The People's request, pursuant to CPL §210.20(4), for leave to submit this matter to a new Grand Jury is GRANTED.

Further, it is hereby ORDERED, that Defendant is remanded without bail and said securing order shall remain in effect for no more than 45 days from the date of entry of this order, unless extended, upon application of the People, for "good cause." CPL §210.45(9)(d).

This constitutes the Decision and Order of the Court entered upon notice to both parties. A notice of appeal, if applicable, must be filed within thirty (30) days of the date of notice of entry of this decision and order.

SO ORDERED.
Dated: May 28, 2024
Ithaca, New York
HON. SCOTT A. MILLER
Tompkins County Court Judge

Footnotes


Footnote 1:Evidence of a decedent's prior threats, even if a defendant is unaware, is still "probative of the deceased's state of mind and bears, thus, on whether the deceased was the [initial] aggressor." People v. Miller, 39 NY2d 543, 549 (1976), citing, Stokes v. People, 53 NY 164,174 (1873); People v. Petty, 7 NY3d 277, 285 (2006).

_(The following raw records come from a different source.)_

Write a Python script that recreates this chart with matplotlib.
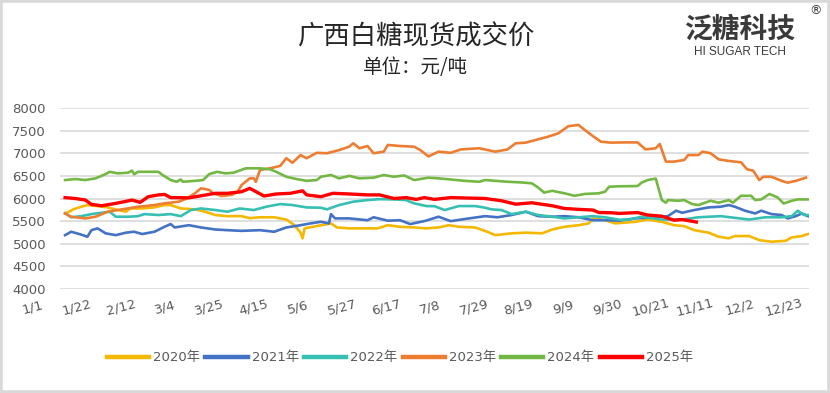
import matplotlib
matplotlib.use("Agg")
import matplotlib.pyplot as plt
from matplotlib.patches import Rectangle
import numpy as np

plt.rcParams['font.family'] = ['DejaVu Sans', 'Noto Sans CJK SC']

# ---------------- data (day of year, price) ----------------
series_names = ["2020年", "2021年", "2022年", "2023年", "2024年", "2025年"]
series_colors = ["#F5B800", "#4472C4", "#36BFB3", "#ED7D31", "#72B843", "#FF0000"]

days_2020 = [0, 2, 4, 8, 11, 16, 21, 26, 30, 32, 38, 44, 49, 52, 57, 64, 69, 74, 80, 87, 91, 96, 103, 109,
             113, 116, 117, 118, 124, 131, 134, 140, 149, 154, 159, 165, 172, 178, 184, 189, 194, 202, 208,
             212, 220, 227, 235, 240, 246, 253, 258, 260, 266, 271, 281, 287, 294, 300, 305, 310, 317, 322,
             327, 330, 337, 342, 348, 355, 358, 363, 366]
vals_2020 = [5671, 5708, 5760, 5818, 5855, 5833, 5803, 5745, 5708, 5780, 5780, 5803, 5855, 5855, 5780, 5760,
             5708, 5635, 5610, 5610, 5565, 5585, 5585, 5535, 5410, 5245, 5120, 5340, 5390, 5450, 5360, 5340,
             5340, 5340, 5410, 5375, 5360, 5340, 5360, 5410, 5375, 5360, 5265, 5190, 5230, 5245, 5230, 5315,
             5375, 5410, 5450, 5560, 5520, 5450, 5485, 5535, 5485, 5410, 5390, 5300, 5245, 5155, 5120, 5170,
             5170, 5080, 5045, 5065, 5140, 5170, 5215]

days_2021 = [0, 3, 7, 11, 13, 16, 20, 25, 30, 34, 38, 44, 49, 52, 54, 61, 67, 74, 80, 87, 96, 103, 109, 116,
             121, 126, 130, 131, 133, 140, 149, 152, 159, 165, 170, 177, 184, 190, 199, 207, 213, 220, 227,
             233, 240, 246, 253, 260, 266, 273, 281, 291, 297, 301, 304, 310, 317, 323, 327, 330, 335, 340,
             343, 348, 353, 356, 360, 363, 366]
vals_2021 = [5190, 5265, 5215, 5155, 5300, 5340, 5230, 5190, 5245, 5265, 5215, 5265, 5375, 5435, 5360, 5410,
             5360, 5315, 5300, 5285, 5300, 5265, 5360, 5410, 5450, 5485, 5450, 5655, 5560, 5560, 5520, 5585,
             5510, 5520, 5435, 5500, 5597, 5500, 5560, 5610, 5585, 5635, 5708, 5610, 5597, 5610, 5585, 5520,
             5520, 5510, 5560, 5585, 5610, 5730, 5685, 5745, 5803, 5818, 5855, 5818, 5730, 5670, 5730, 5655,
             5635, 5560, 5610, 5670, 5610]

days_2022 = [0, 3, 8, 13, 18, 22, 25, 31, 36, 39, 46, 52, 57, 62, 67, 74, 80, 86, 93, 99, 106, 112, 119, 126,
             129, 135, 142, 149, 155, 162, 168, 172, 178, 182, 187, 194, 202, 207, 210, 215, 220, 227, 233,
             240, 246, 253, 260, 266, 273, 278, 284, 294, 304, 312, 323, 337, 345, 353, 358, 361, 364, 366]
vals_2022 = [5671, 5585, 5610, 5655, 5685, 5708, 5597, 5597, 5610, 5655, 5635, 5655, 5610, 5745, 5780, 5745,
             5708, 5780, 5745, 5818, 5877, 5855, 5803, 5796, 5760, 5855, 5930, 5965, 5985, 5980, 5965, 5892,
             5833, 5830, 5745, 5833, 5833, 5796, 5760, 5745, 5655, 5708, 5635, 5597, 5560, 5585, 5610, 5585,
             5530, 5535, 5597, 5535, 5535, 5585, 5610, 5535, 5585, 5585, 5610, 5730, 5635, 5635]

days_2023 = [0, 3, 10, 15, 21, 28, 36, 44, 49, 56, 60, 64, 67, 71, 73, 77, 82, 85, 87, 91, 93, 94, 96, 101,
             106, 109, 112, 116, 119, 124, 129, 135, 140, 142, 145, 149, 152, 157, 159, 165, 172, 175, 179,
             184, 190, 195, 204, 212, 218, 222, 227, 232, 238, 243, 248, 253, 256, 260, 264, 269, 275, 282,
             286, 291, 293, 296, 300, 305, 307, 312, 314, 318, 322, 327, 333, 336, 339, 342, 344, 348, 353,
             356, 360, 365]
vals_2023 = [5671, 5597, 5560, 5597, 5708, 5760, 5818, 5855, 5892, 5930, 6000, 6115, 6225, 6190, 6115, 6055,
             6080, 6150, 6300, 6445, 6445, 6370, 6630, 6667, 6720, 6890, 6790, 6960, 6890, 7010, 7000, 7070,
             7145, 7220, 7110, 7160, 7000, 7035, 7183, 7160, 7145, 7070, 6930, 7035, 7010, 7085, 7110, 7035,
             7085, 7220, 7235, 7295, 7367, 7440, 7600, 7625, 7515, 7380, 7255, 7235, 7240, 7240, 7085, 7110,
             7205, 6815, 6815, 6850, 6960, 6960, 7035, 7000, 6865, 6830, 6800, 6645, 6615, 6408, 6480, 6480,
             6390, 6350, 6390, 6460]

days_2024 = [0, 5, 10, 15, 20, 22, 26, 31, 33, 34, 36, 46, 48, 52, 55, 57, 58, 64, 68, 71, 75, 79, 83, 89, 96,
             101, 104, 109, 114, 119, 124, 126, 131, 135, 140, 145, 152, 157, 162, 167, 172, 179, 184, 190,
             197, 204, 207, 212, 218, 225, 230, 233, 236, 240, 246, 251, 256, 263, 266, 268, 273, 282, 284,
             287, 291, 294, 296, 297, 302, 305, 309, 312, 318, 322, 327, 329, 333, 338, 340, 343, 347, 351,
             354, 358, 361, 366]
vals_2024 = [6408, 6430, 6408, 6445, 6540, 6590, 6555, 6570, 6615, 6535, 6590, 6590, 6520, 6408, 6370, 6420,
             6370, 6390, 6408, 6540, 6590, 6555, 6570, 6667, 6667, 6645, 6590, 6480, 6430, 6390, 6408, 6480,
             6520, 6445, 6500, 6445, 6460, 6520, 6480, 6510, 6408, 6460, 6445, 6420, 6390, 6370, 6408, 6390,
             6370, 6355, 6335, 6245, 6130, 6170, 6115, 6060, 6100, 6115, 6150, 6260, 6270, 6275, 6350, 6408,
             6440, 5965, 5907, 5965, 5950, 5965, 5877, 5855, 5950, 5907, 5965, 5907, 6060, 6060, 5965, 5980,
             6100, 6025, 5890, 5950, 5980, 5980]

days_2025 = [0, 5, 10, 13, 18, 25, 33, 37, 41, 46, 49, 52, 61, 67, 74, 80, 87, 91, 98, 104, 111, 117, 119,
             126, 132, 140, 149, 155, 162, 168, 173, 177, 182, 190, 207, 215, 222, 230, 240, 246, 253, 260,
             263, 269, 273, 282, 287, 294, 300, 304, 311]
vals_2025 = [6020, 6000, 5965, 5870, 5840, 5892, 5965, 5915, 6040, 6080, 6090, 6020, 6015, 6060, 6115, 6115,
             6150, 6225, 6055, 6100, 6115, 6170, 6080, 6040, 6115, 6100, 6080, 6080, 6000, 6020, 5980, 6020,
             5980, 6020, 6000, 5950, 5875, 5905, 5840, 5780, 5760, 5745, 5690, 5685, 5670, 5690, 5635, 5610,
             5520, 5535, 5480]

tick_days = [0, 21, 42, 63, 84, 105, 126, 147, 168, 189, 210, 231, 252, 273, 294, 315, 336, 357]
tick_labels = ["1/1", "1/22", "2/12", "3/4", "3/25", "4/15", "5/6", "5/27", "6/17", "7/8", "7/29",
               "8/19", "9/9", "9/30", "10/21", "11/11", "12/2", "12/23"]
y_ticks = [4000, 4500, 5000, 5500, 6000, 6500, 7000, 7500, 8000]

all_days = [days_2020, days_2021, days_2022, days_2023, days_2024, days_2025]
all_vals = [vals_2020, vals_2021, vals_2022, vals_2023, vals_2024, vals_2025]

# ---------------- figure ----------------
W, H = 830, 393
fig = plt.figure(figsize=(W / 100, H / 100), dpi=100)
fig.patch.set_facecolor("white")
fig.add_artist(Rectangle((0, 0), 1, 1, transform=fig.transFigure, fill=False,
                         edgecolor="#D9D9D9", linewidth=4))

ax = fig.add_axes([60 / W, 1 - 289 / H, 749 / W, 181 / H])
ax.set_xlim(-2.5, 366.5)
ax.set_ylim(4000, 8000)
for s in ax.spines.values():
    s.set_visible(False)
ax.set_yticks(y_ticks)
ax.set_yticklabels([str(v) for v in y_ticks], fontsize=9.5, color="#595959")
ax.tick_params(axis="y", length=0, pad=10)
ax.grid(axis="y", color="#D9D9D9", linewidth=1.2)
ax.set_axisbelow(True)
ax.set_xticks([])

lines = []
for name, col, d, v in zip(series_names, series_colors, all_days, all_vals):
    lw = 2.4 if name == "2025年" else 1.9
    ln, = ax.plot(d, v, color=col, linewidth=lw, label=name, solid_joinstyle="round")
    lines.append(ln)

# x tick labels (slanted, as in the reference)
for td, lab in zip(tick_days, tick_labels):
    xpos = -16 + td * 1.0365
    ax.text(xpos, -0.1, lab, transform=ax.get_xaxis_transform(), rotation=15,
            ha="center", va="center", fontsize=9.5, color="#595959", clip_on=False)

# legend
leg = fig.legend(lines, series_names, loc="center", bbox_to_anchor=(400 / W, 1 - 358 / H),
                 ncol=6, frameon=False, fontsize=9.5, handlelength=3.2, handletextpad=0.3,
                 columnspacing=0.4,
                 prop={"family": ["DejaVu Sans", "Noto Sans CJK SC"], "size": 9.5})
for t in leg.get_texts():
    t.set_color("#595959")
for lh in leg.get_lines():
    lh.set_linewidth(3.2)

# titles
fig.text(417 / W, 1 - 37 / H, "广西白糖现货成交价", ha="center", va="center", fontsize=19,
         color="#262626", family=["Noto Sans CJK SC"])
fig.text(415 / W, 1 - 67 / H, "单位：元/吨", ha="center", va="center", fontsize=14,
         color="#262626", family=["Noto Sans CJK SC"])

# logo
fig.text(740 / W, 1 - 29 / H, "泛糖科技", ha="center", va="center", fontsize=20,
         color="#3A3A3A", family=["Noto Sans CJK SC"], weight="bold")
fig.text(740 / W, 1 - 52 / H, "HI SUGAR TECH", ha="center", va="center", fontsize=8.5,
         color="#3A3A3A", family=["Liberation Sans"])
fig.text(815 / W, 1 - 11 / H, "®", ha="center", va="center", fontsize=9,
         color="#3A3A3A", family=["DejaVu Sans"])

fig.savefig("out.png", dpi=100)
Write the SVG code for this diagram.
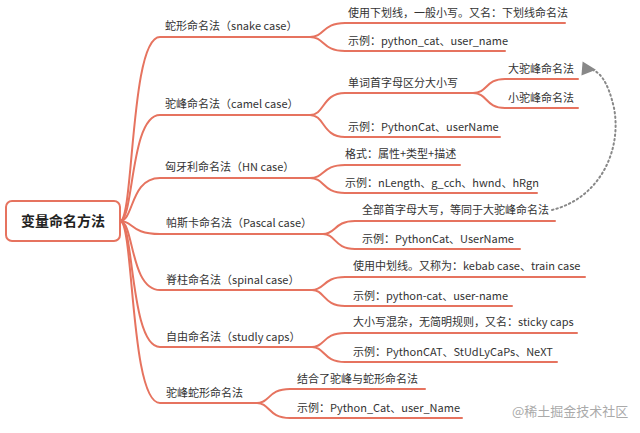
<svg xmlns="http://www.w3.org/2000/svg" width="640" height="433" viewBox="0 0 640 433">
<style>
.l{fill:none;stroke:#e6735f;stroke-width:2;stroke-linecap:round}
text{font-family:"Noto Sans CJK SC","Noto Sans",sans-serif;font-size:11px;fill:#333}
.r{font-size:14px;font-weight:bold;fill:#222}
</style>
<defs><marker id="a" markerWidth="8" markerHeight="8" refX="4" refY="4" orient="auto"><path d="M7,0.5 L0,4 L7,7.5 Z" fill="#888"/></marker></defs>
<rect width="640" height="433" fill="#fff"/>
<g id="connectors">
<path class="l" d="M120,221 C134,221 130,37 160,37 L310,37"/>
<path class="l" d="M120,221 C134,221 130,115 160,115 L310,115"/>
<path class="l" d="M120,221 C134,221 130,178 160,178 L310,178"/>
<path class="l" d="M120,221 C134,221 130,234 160,234 L323,234"/>
<path class="l" d="M120,221 C134,221 130,290 160,290 L312,290"/>
<path class="l" d="M120,221 C134,221 130,347 160,347 L312,347"/>
<path class="l" d="M120,221 C134,221 130,403 160,403 L257,403"/>
<path class="l" d="M310,37 C325,37 322,23 345,23 L565,23 M310,37 C325,37 322,51 345,51 L505,51"/>
<path class="l" d="M310,115 C325,115 322,93 345,93 L473,93 M310,115 C325,115 322,137 345,137 L500,137"/>
<path class="l" d="M473,93 C488,93 485,79 505,79 L578,79 M473,93 C488,93 485,108 505,108 L578,108"/>
<path class="l" d="M310,178 C325,178 322,165 345,165 L460,165 M310,178 C325,178 322,193 345,193 L537,193"/>
<path class="l" d="M323,234 C336,234 334,221 355,221 L555,221 M323,234 C336,234 334,249 355,249 L520,249"/>
<path class="l" d="M312,290 C325,290 323,277 345,277 L585,277 M312,290 C325,290 323,306 345,306 L512,306"/>
<path class="l" d="M312,347 C325,347 323,333 345,333 L577,333 M312,347 C325,347 323,362 345,362 L557,362"/>
<path class="l" d="M257,403 C270,403 268,389 290,389 L425,389 M257,403 C270,403 268,418 290,418 L462,418"/>
<path d="M552,210 C600,198 622,150 614,108 C608,82 600,70 588,69" fill="none" stroke="#888" stroke-width="2" stroke-dasharray="1.5,3" stroke-linecap="round" marker-end="url(#a)"/>
</g>
<g id="root"><rect x="6" y="201" width="114" height="40" rx="6" fill="#fff" stroke="#e6735f" stroke-width="2"/><text class="r" x="63" y="226" text-anchor="middle">变量命名方法</text></g>
<g id="n1"><text x="165" y="30">蛇形命名法（snake case）</text></g>
<g id="n2"><text x="165" y="108">驼峰命名法（camel case）</text></g>
<g id="n3"><text x="165" y="171">匈牙利命名法（HN case）</text></g>
<g id="n4"><text x="166" y="227">帕斯卡命名法（Pascal case）</text></g>
<g id="n5"><text x="166" y="284">脊柱命名法（spinal case）</text></g>
<g id="n6"><text x="166" y="341">自由命名法（studly caps）</text></g>
<g id="n7"><text x="166" y="397">驼峰蛇形命名法</text></g>
<g id="s1"><text x="348" y="17">使用下划线，一般小写。又名：下划线命名法</text></g>
<g id="s2"><text x="348" y="45">示例：python_cat、user_name</text></g>
<g id="s3"><text x="348" y="87">单词首字母区分大小写</text></g>
<g id="s4"><text x="508" y="73">大驼峰命名法</text></g>
<g id="s5"><text x="508" y="102">小驼峰命名法</text></g>
<g id="s6"><text x="348" y="131">示例：PythonCat、userName</text></g>
<g id="s7"><text x="345" y="158">格式：属性+类型+描述</text></g>
<g id="s8"><text x="345" y="187">示例：nLength、g_cch、hwnd、hRgn</text></g>
<g id="s9"><text x="362" y="214">全部首字母大写，等同于大驼峰命名法</text></g>
<g id="s10"><text x="362" y="243">示例：PythonCat、UserName</text></g>
<g id="s11"><text x="353" y="270">使用中划线。又称为：kebab case、train case</text></g>
<g id="s12"><text x="353" y="300">示例：python-cat、user-name</text></g>
<g id="s13"><text x="353" y="326">大小写混杂，无简明规则，又名：sticky caps</text></g>
<g id="s14"><text x="353" y="356">示例：PythonCAT、StUdLyCaPs、NeXT</text></g>
<g id="s15"><text x="297" y="383">结合了驼峰与蛇形命名法</text></g>
<g id="s16"><text x="297" y="412">示例：Python_Cat、user_Name</text></g>
<text x="512" y="416" style="font-size:13px;fill:#aaa">@稀土掘金技术社区</text>
</svg>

Footnote 2:"The distinctions between these two theories of justification are critical, since the defendant may use deadly physical force to prevent or terminate the commission, or attempted commission, of a burglary of an occupied building even though no deadly physical force was threatened or used (see, Penal Law §35.20), and even though the defendant could have retreated (cf. Penal Law § 35.15[2]) or was the initial aggressor (cf. Penal Law §35.15[1])." People v. Hurley, 24 Misc 3d 131 (App. Term 9th and 10th Jud. Distrs. 2009).